Workers should start saving for their pensions as soon as possible as new government reforms will mean a 50 per cent fall in retirement income, according to new research.

The typical UK household is still facing a 50 per cent fall in income on retirement, despite government plans to address the problem, new figures reveal.

Investment management group Fidelity International claims that workers should start saving for retirement immediately.

Commenting on the government's white paper on pensions reform, Simon Fraser, president of Fidelity's institutional business, said: "People should not be lulled into a false sense of security by these reforms. Obviously they are welcome, but for the typical household it will not have the impact on their standard of living in retirement that people are expecting, especially as these reforms are not going to happen overnight."
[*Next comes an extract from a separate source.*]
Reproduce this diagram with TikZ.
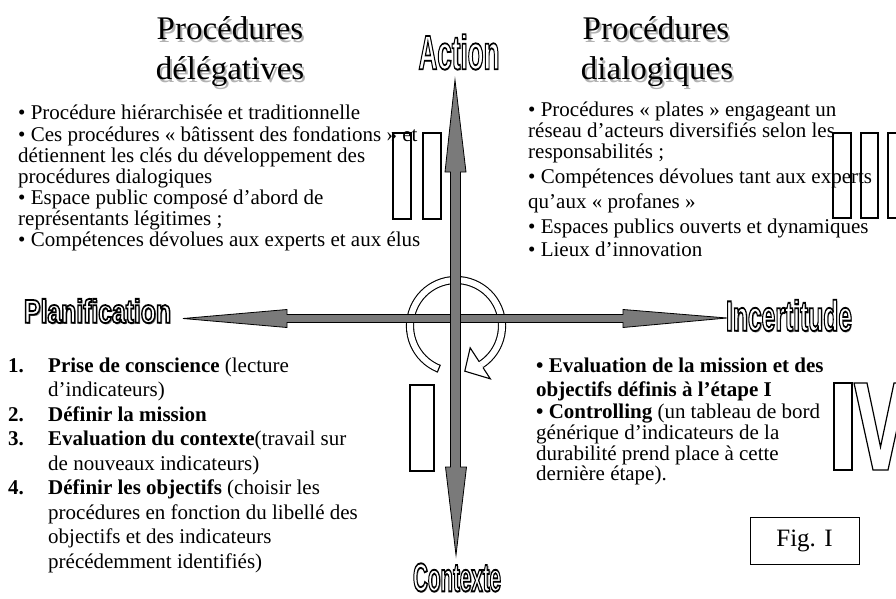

Mr Fraser added that earnings-related state pension will not be brought in until 2012 and urged workers to take action now to ensure they do not face a steep drop in income when they retire.

Fidelity estimates that £1 invested in a pension by a 30-year-old today will become around £5.44 at retirement, while £1 invested at 50 will only become £2.26 in 'retirement pounds'.

Under plans unveiled this week as part of the pensions white paper, the state pension age will increase to 68 for men and women from 2044 and the link between earnings and state pension will be restored.

The government also intends to create a new national savings pensions scheme (NPSS) that will be targeted at workers on low incomes and those without access to an occupational scheme.